#### [OBJECTIVE]
No images are to be carried over; print all other material exactly as it stands.

#### [SUPPLIED DATA]
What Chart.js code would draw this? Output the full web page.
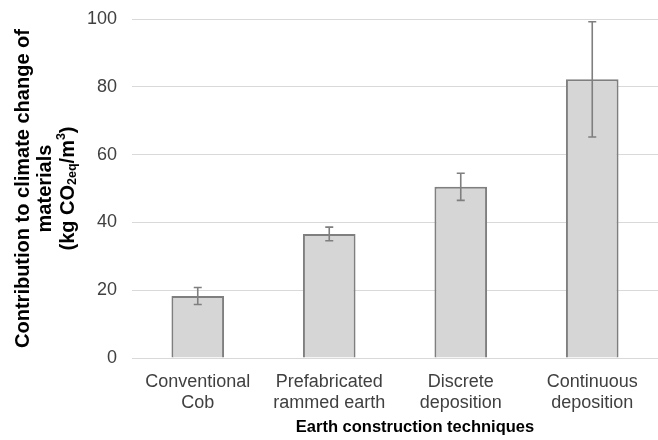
<!DOCTYPE html>
<html>
<head>
<meta charset="utf-8">
<script src="https://cdn.jsdelivr.net/npm/chart.js@4"></script>
<style>
  html, body { margin: 0; padding: 0; background: #fff; }
</style>
</head>
<body>
<canvas id="chart" width="658" height="440"></canvas>
<script>
var categories = [
  ["Conventional", "Cob"],
  ["Prefabricated", "rammed earth"],
  ["Discrete", "deposition"],
  ["Continuous", "deposition"]
];
var values = [18.3, 36.6, 50.5, 82.2];
var errors = [2.5, 2.0, 4.0, 17.0];
var yTicks = [0, 20, 40, 60, 80, 100];

var FONT = "'Liberation Sans', Arial, sans-serif";

// error bars, from the data through the y scale
var errorBars = {
  id: 'errorBars',
  afterDatasetsDraw: function (chart) {
    var ctx = chart.ctx,
      y = chart.scales.y,
      meta = chart.getDatasetMeta(0);
    ctx.save();
    ctx.strokeStyle = '#7f7f7f';
    ctx.lineWidth = 1.6;
    meta.data.forEach(function (bar, i) {
      var hi = y.getPixelForValue(values[i] + errors[i]),
        lo = y.getPixelForValue(values[i] - errors[i]),
        cap = 4;
      ctx.beginPath();
      ctx.moveTo(bar.x, hi);
      ctx.lineTo(bar.x, lo);
      ctx.moveTo(bar.x - cap, hi);
      ctx.lineTo(bar.x + cap, hi);
      ctx.moveTo(bar.x - cap, lo);
      ctx.lineTo(bar.x + cap, lo);
      ctx.stroke();
    });
    ctx.restore();
  }
};

// axis titles, with sub/superscripts on the unit line
var axisTitles = {
  id: 'axisTitles',
  afterDraw: function (chart) {
    var ctx = chart.ctx,
      area = chart.chartArea,
      cy = (area.top + area.bottom) / 2;
    ctx.save();
    ctx.fillStyle = '#000';
    ctx.textBaseline = 'middle';

    // x title
    ctx.font = 'bold 16.5px ' + FONT;
    ctx.textAlign = 'center';
    ctx.fillText('Earth construction techniques', (area.left + area.right) / 2 + 20, 427);

    // y title
    ctx.translate(0, cy);
    ctx.rotate(-Math.PI / 2);
    ctx.font = 'bold 20px ' + FONT;
    ctx.fillText('Contribution to climate change of', 0, 23);
    ctx.fillText('materials', 0, 45);

    var parts = [
      { t: '(kg CO', size: 20, dy: 0 },
      { t: '2eq', size: 12.5, dy: 5 },
      { t: '/m', size: 20, dy: 0 },
      { t: '3', size: 12.5, dy: -6 },
      { t: ')', size: 20, dy: 0 }
    ];
    var total = 0;
    parts.forEach(function (p) {
      ctx.font = 'bold ' + p.size + 'px ' + FONT;
      p.w = ctx.measureText(p.t).width;
      total += p.w;
    });
    var x = -total / 2;
    ctx.textAlign = 'left';
    parts.forEach(function (p) {
      ctx.font = 'bold ' + p.size + 'px ' + FONT;
      ctx.fillText(p.t, x, 68 + p.dy);
      x += p.w;
    });
    ctx.restore();
  }
};

new Chart(document.getElementById('chart'), {
  type: 'bar',
  data: {
    labels: categories,
    datasets: [
      {
        data: values,
        backgroundColor: '#d6d6d6',
        borderColor: '#7f7f7f',
        borderWidth: { top: 2, left: 2, right: 2, bottom: 0 },
        borderSkipped: false,
        barPercentage: 0.4,
        categoryPercentage: 1.0
      }
    ]
  },
  options: {
    responsive: false,
    animation: false,
    devicePixelRatio: 1,
    layout: { padding: { top: 19, left: 0, right: 0, bottom: 0 } },
    plugins: {
      legend: { display: false },
      title: { display: false },
      tooltip: { enabled: false }
    },
    scales: {
      x: {
        grid: { display: false, drawTicks: false },
        border: { display: true, color: '#d9d9d9', width: 1 },
        ticks: {
          color: '#404040',
          font: { family: FONT, size: 18, lineHeight: 1.2 },
          padding: 13,
          maxRotation: 0,
          autoSkip: false
        },
        afterFit: function (scale) { scale.height = 82; }
      },
      y: {
        min: 0,
        max: 100,
        afterBuildTicks: function (scale) {
          scale.ticks = yTicks.map(function (v) { return { value: v }; });
        },
        grid: { color: '#d9d9d9', lineWidth: 1, drawTicks: false },
        border: { display: false },
        ticks: {
          color: '#404040',
          font: { family: FONT, size: 18 },
          padding: 15
        },
        afterFit: function (scale) {
          scale.width = 132;
          scale.paddingTop = 0;
          scale.paddingBottom = 0;
        }
      }
    }
  },
  plugins: [errorBars, axisTitles]
});
</script>
</body>
</html>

#### [OUTPUT FOR THIS EXERCISE]
What Chart.js code would draw this? Output the full web page.
<!DOCTYPE html>
<html>
<head>
<meta charset="utf-8">
<script src="https://cdn.jsdelivr.net/npm/chart.js@4"></script>
<style>
  html, body { margin: 0; padding: 0; background: #fff; }
</style>
</head>
<body>
<canvas id="chart" width="658" height="440"></canvas>
<script>
var categories = [
  ["Conventional", "Cob"],
  ["Prefabricated", "rammed earth"],
  ["Discrete", "deposition"],
  ["Continuous", "deposition"]
];
var values = [18.3, 36.6, 50.5, 82.2];
var errors = [2.5, 2.0, 4.0, 17.0];
var yTicks = [0, 20, 40, 60, 80, 100];

var FONT = "'Liberation Sans', Arial, sans-serif";

// error bars, from the data through the y scale
var errorBars = {
  id: 'errorBars',
  afterDatasetsDraw: function (chart) {
    var ctx = chart.ctx,
      y = chart.scales.y,
      meta = chart.getDatasetMeta(0);
    ctx.save();
    ctx.strokeStyle = '#7f7f7f';
    ctx.lineWidth = 1.6;
    meta.data.forEach(function (bar, i) {
      var hi = y.getPixelForValue(values[i] + errors[i]),
        lo = y.getPixelForValue(values[i] - errors[i]),
        cap = 4;
      ctx.beginPath();
      ctx.moveTo(bar.x, hi);
      ctx.lineTo(bar.x, lo);
      ctx.moveTo(bar.x - cap, hi);
      ctx.lineTo(bar.x + cap, hi);
      ctx.moveTo(bar.x - cap, lo);
      ctx.lineTo(bar.x + cap, lo);
      ctx.stroke();
    });
    ctx.restore();
  }
};

// axis titles, with sub/superscripts on the unit line
var axisTitles = {
  id: 'axisTitles',
  afterDraw: function (chart) {
    var ctx = chart.ctx,
      area = chart.chartArea,
      cy = (area.top + area.bottom) / 2;
    ctx.save();
    ctx.fillStyle = '#000';
    ctx.textBaseline = 'middle';

    // x title
    ctx.font = 'bold 16.5px ' + FONT;
    ctx.textAlign = 'center';
    ctx.fillText('Earth construction techniques', (area.left + area.right) / 2 + 20, 427);

    // y title
    ctx.translate(0, cy);
    ctx.rotate(-Math.PI / 2);
    ctx.font = 'bold 20px ' + FONT;
    ctx.fillText('Contribution to climate change of', 0, 23);
    ctx.fillText('materials', 0, 45);

    var parts = [
      { t: '(kg CO', size: 20, dy: 0 },
      { t: '2eq', size: 12.5, dy: 5 },
      { t: '/m', size: 20, dy: 0 },
      { t: '3', size: 12.5, dy: -6 },
      { t: ')', size: 20, dy: 0 }
    ];
    var total = 0;
    parts.forEach(function (p) {
      ctx.font = 'bold ' + p.size + 'px ' + FONT;
      p.w = ctx.measureText(p.t).width;
      total += p.w;
    });
    var x = -total / 2;
    ctx.textAlign = 'left';
    parts.forEach(function (p) {
      ctx.font = 'bold ' + p.size + 'px ' + FONT;
      ctx.fillText(p.t, x, 68 + p.dy);
      x += p.w;
    });
    ctx.restore();
  }
};

new Chart(document.getElementById('chart'), {
  type: 'bar',
  data: {
    labels: categories,
    datasets: [
      {
        data: values,
        backgroundColor: '#d6d6d6',
        borderColor: '#7f7f7f',
        borderWidth: { top: 2, left: 2, right: 2, bottom: 0 },
        borderSkipped: false,
        barPercentage: 0.4,
        categoryPercentage: 1.0
      }
    ]
  },
  options: {
    responsive: false,
    animation: false,
    devicePixelRatio: 1,
    layout: { padding: { top: 19, left: 0, right: 0, bottom: 0 } },
    plugins: {
      legend: { display: false },
      title: { display: false },
      tooltip: { enabled: false }
    },
    scales: {
      x: {
        grid: { display: false, drawTicks: false },
        border: { display: true, color: '#d9d9d9', width: 1 },
        ticks: {
          color: '#404040',
          font: { family: FONT, size: 18, lineHeight: 1.2 },
          padding: 13,
          maxRotation: 0,
          autoSkip: false
        },
        afterFit: function (scale) { scale.height = 82; }
      },
      y: {
        min: 0,
        max: 100,
        afterBuildTicks: function (scale) {
          scale.ticks = yTicks.map(function (v) { return { value: v }; });
        },
        grid: { color: '#d9d9d9', lineWidth: 1, drawTicks: false },
        border: { display: false },
        ticks: {
          color: '#404040',
          font: { family: FONT, size: 18 },
          padding: 15
        },
        afterFit: function (scale) {
          scale.width = 132;
          scale.paddingTop = 0;
          scale.paddingBottom = 0;
        }
      }
    }
  },
  plugins: [errorBars, axisTitles]
});
</script>
</body>
</html>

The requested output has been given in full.